Лиля Брик: Её Лиличество на фоне Люциферова века | страница 42
«“Я должна была родиться красивой. Тогда бы мне не нужны были бы столько денег, то есть, не то чтобы не нужны были бы, но подобно Лили это бы не снилось мне”. Отношения между сестрами при этом весьма сложны. Жалуясь на старшую сестру за то, что та, “как обычно”, не обращает на нее внимания и не слышит, что она говорит, Эльза одновременно дает себе следующую убийственную характеристику: “Я бессовестная, невыносимая, и я никогда не бываю довольной. Точно как Лили”.
Пока Лили и Осип путешествуют по Туркестану, Эльза живет в их квартире, где ее вдохновляют “своего рода мысли”, которые здесь “витают в воздухе”: и у нее, как она пишет, случаются “чувственные сны”, она “не то что развращенная”, но “жаждет непристойностей, лишь бы они не были противными”. Она часто влюбляется, но без взаимности, и страдает, потому что кажется себе непривлекательной: “Бог дал мне желание любить, создал мою душу для любви, но не дал мне тело, созданное для любви”»>[84].
Маяковский познакомился с девочкой-подростком осенью 1913 года у ее подружек Иды и Али Хвас, близких к музыкальным и художественным кругам. Дружба тянулась еще с Эльзиного детства, когда сестры Хвас сообща с Лилей запирали несчастную в уборной, заставляя орать и метаться. Но вот Эльза выросла, и экзекуции, казалось бы, остались позади. Молодой Маяковский, в это время вернувшийся из футуристического турне, уже носил цилиндр, черное пальто и взятую напрокат в магазине на Сретенке джентльменскую трость, но при этом был привычно вульгарен, нахален и неотесан. Его поведение потом шокировало Эльзиных родителей и остальных благопристойных буржуа. Метафорические щеки общественного вкуса горели от пощечин.
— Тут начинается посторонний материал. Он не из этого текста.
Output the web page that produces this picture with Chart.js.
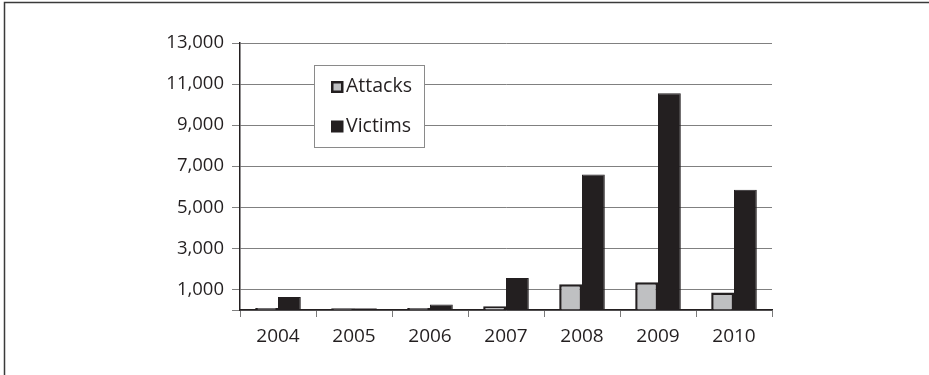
<!DOCTYPE html>
<html>
<head>
<meta charset="utf-8">
<script src="https://cdn.jsdelivr.net/npm/chart.js@4/dist/chart.umd.min.js"></script>
<style>
  html, body { margin: 0; padding: 0; background: #ffffff; }
  #wrap { position: relative; width: 929px; height: 375px; }
  canvas { display: block; }
</style>
</head>
<body>
<div id="wrap"><canvas id="chart" width="929" height="375"></canvas></div>
<script>
// Categories and series
const years = ['2004', '2005', '2006', '2007', '2008', '2009', '2010'];
const attacks = [100, 80, 100, 180, 1250, 1350, 850];
const victims = [630, 90, 270, 1560, 6600, 10550, 5850];
// Value-axis ticks (0 is the baseline and carries no label)
const yTicks = [0, 1000, 3000, 5000, 7000, 9000, 11000, 13000];

const INK = '#231f20';
const GRID = '#808080';
const FONT = '"Open Sans", "Liberation Sans", Arial, sans-serif';

// Outer frame lines along the top and left edges
const framePlugin = {
  id: 'frame',
  beforeDraw(chart) {
    const ctx = chart.ctx;
    ctx.save();
    ctx.strokeStyle = '#3a3a3a';
    ctx.lineWidth = 1.5;
    ctx.beginPath();
    ctx.moveTo(4.5, 375);
    ctx.lineTo(4.5, 2.5);
    ctx.lineTo(929, 2.5);
    ctx.stroke();
    ctx.restore();
  }
};

// Boxed legend placed inside the plot area
const boxLegend = {
  id: 'boxLegend',
  afterDraw(chart) {
    const ctx = chart.ctx;
    const x = 314.5, y = 65.5, w = 110, h = 82;
    ctx.save();
    ctx.fillStyle = '#ffffff';
    ctx.fillRect(x, y, w, h);
    ctx.strokeStyle = '#8a8a8a';
    ctx.lineWidth = 1;
    ctx.strokeRect(x, y, w, h);
    chart.data.datasets.forEach((ds, i) => {
      const my = 81 + i * 39.5;
      const mx = 331;
      ctx.fillStyle = ds.borderColor;
      ctx.fillRect(mx, my, 12.5, 12);
      if (ds.backgroundColor !== ds.borderColor) {
        ctx.fillStyle = ds.backgroundColor;
        ctx.fillRect(mx + 2.5, my + 2.5, 7.5, 7);
      }
      ctx.fillStyle = INK;
      ctx.font = '19.5px ' + FONT;
      ctx.textBaseline = 'alphabetic';
      ctx.textAlign = 'left';
      ctx.fillText(ds.label, 346, my + 11);
    });
    ctx.restore();
  }
};

new Chart(document.getElementById('chart'), {
  type: 'bar',
  data: {
    labels: years,
    datasets: [
      {
        label: 'Attacks',
        data: attacks,
        backgroundColor: '#bfc0c2',
        borderColor: INK,
        borderWidth: 2.5
      },
      {
        label: 'Victims',
        data: victims,
        backgroundColor: INK,
        borderColor: INK,
        borderWidth: 1
      }
    ]
  },
  options: {
    responsive: false,
    animation: false,
    devicePixelRatio: 1,
    layout: { padding: { top: 43, right: 157, bottom: 0, left: 0 } },
    datasets: {
      bar: { categoryPercentage: 0.6, barPercentage: 1.0 }
    },
    plugins: {
      legend: { display: false },
      tooltip: { enabled: false }
    },
    scales: {
      x: {
        offset: true,
        grid: {
          offset: true,
          drawOnChartArea: false,
          tickLength: 7,
          tickColor: '#7a7a7a',
          lineWidth: 1
        },
        border: { color: INK, width: 1.5 },
        ticks: {
          color: INK,
          font: { family: FONT, size: 19 },
          padding: 8,
          maxRotation: 0
        },
        afterFit(scale) { scale.height = 65; }
      },
      y: {
        min: 0,
        max: 13000,
        afterBuildTicks(scale) {
          scale.ticks = yTicks.map(v => ({ value: v }));
        },
        grid: {
          color: GRID,
          tickColor: GRID,
          tickLength: 8,
          lineWidth: 1
        },
        border: { color: INK, width: 1.5 },
        ticks: {
          color: INK,
          font: { family: FONT, size: 18.5 },
          padding: 8,
          callback(v) { return v === 0 ? '' : v.toLocaleString('en-US'); }
        },
        afterFit(scale) { scale.width = 240; }
      }
    }
  },
  plugins: [framePlugin, boxLegend]
});
</script>
</body>
</html>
В 1966 году Триоле вспоминала о судьбоносной встрече:
«Мне было уже шестнадцать лет, я кончила гимназию, семь классов, и поступила в восьмой, так называемый педагогический. Лиля, после кратковременного увлечения скульптурой, вышла замуж. Ида стала незаурядной пианисткой, Аля — художницей. Я тоже собиралась учиться живописи у Машкова, разница лет начинала стираться, и когда я вернулась с летних каникул из Финляндии, я пошла к Хвасам уже самостоятельно, без старших.
В хвасовской гостиной, там, где стоял рояль и пальмы, было много чужих людей. Все шумели, говорили, Ида сидела у рояля, играла, напевала. Почему-то запомнился художник Осьмеркин, с бледным, прозрачным носом, и болезненного вида человек по фамилии Фриденсон. Кто-то необычайно большой, в черной бархатной блузе, размашисто ходил взад и вперед, смотрел мимо всех невидящими глазами и что-то бормотал про себя. Потом, как мне сейчас кажется — внезапно, он также мимо всех загремел огромным голосом. И в этот первый раз на меня произвели впечатление не стихи, не человек, который их читал, а всё это вместе взятое, как явление природы, как гроза... Маяковский читал “Бунт вещей”, впоследствии переименованный в трагедию “Владимир Маяковский”.